:: REQUIREMENT ::
In the listing that follows, retype every line from the first through the one containing "import * as". Pictures are to be left out.

:: DATA LINES ::
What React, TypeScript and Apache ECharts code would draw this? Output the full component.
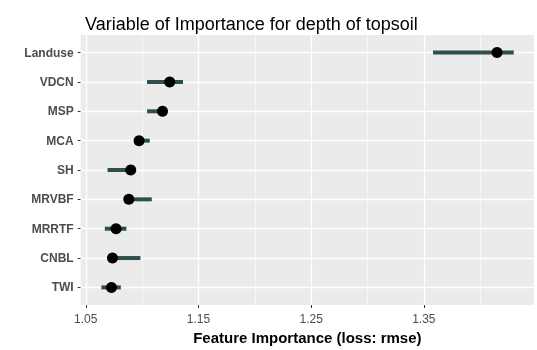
import React, { useEffect, useRef } from "react";
import * as echarts from "echarts";

// bottom to top
const categories = ["TWI", "CNBL", "MRRTF", "MRVBF", "SH", "MCA", "MSP", "VDCN", "Landuse"];
const importance = [1.0728, 1.0737, 1.0769, 1.0882, 1.0899, 1.0973, 1.1181, 1.1245, 1.415];
const lower = [1.0639, 1.0725, 1.0669, 1.087, 1.0693, 1.0963, 1.1044, 1.1044, 1.3582];
const upper = [1.0811, 1.0985, 1.0861, 1.1086, 1.0915, 1.1068, 1.12, 1.1363, 1.4298];
const xTicks = [1.05, 1.15, 1.25, 1.35];
const xMinorGrid = [1.1, 1.2, 1.3, 1.4];

export default function App() {
  const ref = useRef<HTMLDivElement>(null);
  useEffect(() => {
    if (!ref.current) return;
    const chart = echarts.init(ref.current, null, { renderer: "svg" });
    const yVals = categories.map((_, i) => i + 1);
    const gridLines: any[] = [];
    xTicks.forEach((v) => gridLines.push({ xAxis: v, lineStyle: { width: 1.3 } }));
    xMinorGrid.forEach((v) => gridLines.push({ xAxis: v, lineStyle: { width: 0.6 } }));
    yVals.forEach((v) => gridLines.push({ yAxis: v, lineStyle: { width: 1.3 } }));

    chart.setOption({
      animation: false,
      title: {
        text: "Variable of Importance for depth of topsoil",
        left: 80,
        top: 10,
        textStyle: { fontFamily: "Liberation Sans", fontSize: 18, fontWeight: "normal", color: "#000" },
      },
      grid: {
        left: 80.7,
        right: 3,
        top: 35,
        bottom: 43,
        show: true,
        backgroundColor: "#EBEBEB",
        borderWidth: 0,
      },
      xAxis: {
        type: "value",
        min: 1.0455,
        max: 1.4478,
        axisLine: { show: false },
        splitLine: { show: false },
        axisTick: { show: true, customValues: xTicks, length: 3, lineStyle: { color: "#333", width: 1 } },
        axisLabel: {
          customValues: xTicks,
          margin: 8,
          color: "#4D4D4D",
          fontFamily: "Liberation Sans",
          fontSize: 12,
          formatter: (v: number) => v.toFixed(2),
        },
        name: "Feature Importance (loss: rmse)",
        nameLocation: "middle",
        nameGap: 25,
        nameTextStyle: { fontFamily: "Liberation Sans", fontSize: 15, fontWeight: "bold", color: "#000" },
      },
      yAxis: {
        type: "value",
        min: 0.4,
        max: 9.6,
        axisLine: { show: false },
        splitLine: { show: false },
        axisTick: { show: true, customValues: yVals, length: 3, lineStyle: { color: "#333", width: 1 } },
        axisLabel: {
          customValues: yVals,
          margin: 7,
          color: "#4D4D4D",
          fontFamily: "Liberation Sans",
          fontWeight: "bold",
          fontSize: 12,
          formatter: (v: number) => categories[Math.round(v) - 1] ?? "",
        },
      },
      series: [
        {
          type: "line",
          data: [],
          z: 1,
          silent: true,
          markLine: {
            silent: true,
            z: 1,
            symbol: "none",
            label: { show: false },
            lineStyle: { color: "#FFFFFF", type: "solid", width: 1.3 },
            data: gridLines,
          },
        },
        {
          type: "custom",
          z: 3,
          data: categories.map((_, i) => [lower[i], upper[i], i + 1]),
          renderItem: (params: any, api: any) => {
            const s = api.coord([api.value(0), api.value(2)]);
            const e = api.coord([api.value(1), api.value(2)]);
            return {
              type: "line",
              shape: { x1: s[0], y1: s[1], x2: e[0], y2: e[1] },
              style: { stroke: "#2F4F4F", lineWidth: 4 },
            };
          },
        },
        {
          type: "scatter",
          z: 4,
          symbol: "circle",
          symbolSize: 11,
          itemStyle: { color: "#000", opacity: 1 },
          data: categories.map((_, i) => [importance[i], i + 1]),
        },
      ],
    });
    return () => chart.dispose();
  }, []);
  return <div ref={ref} style={{ position: "fixed", left: 0, top: 0, width: 537, height: 350 }} />;
}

:: RIGHT ANSWER ::
What React, TypeScript and Apache ECharts code would draw this? Output the full component.
import React, { useEffect, useRef } from "react";
import * as echarts from "echarts";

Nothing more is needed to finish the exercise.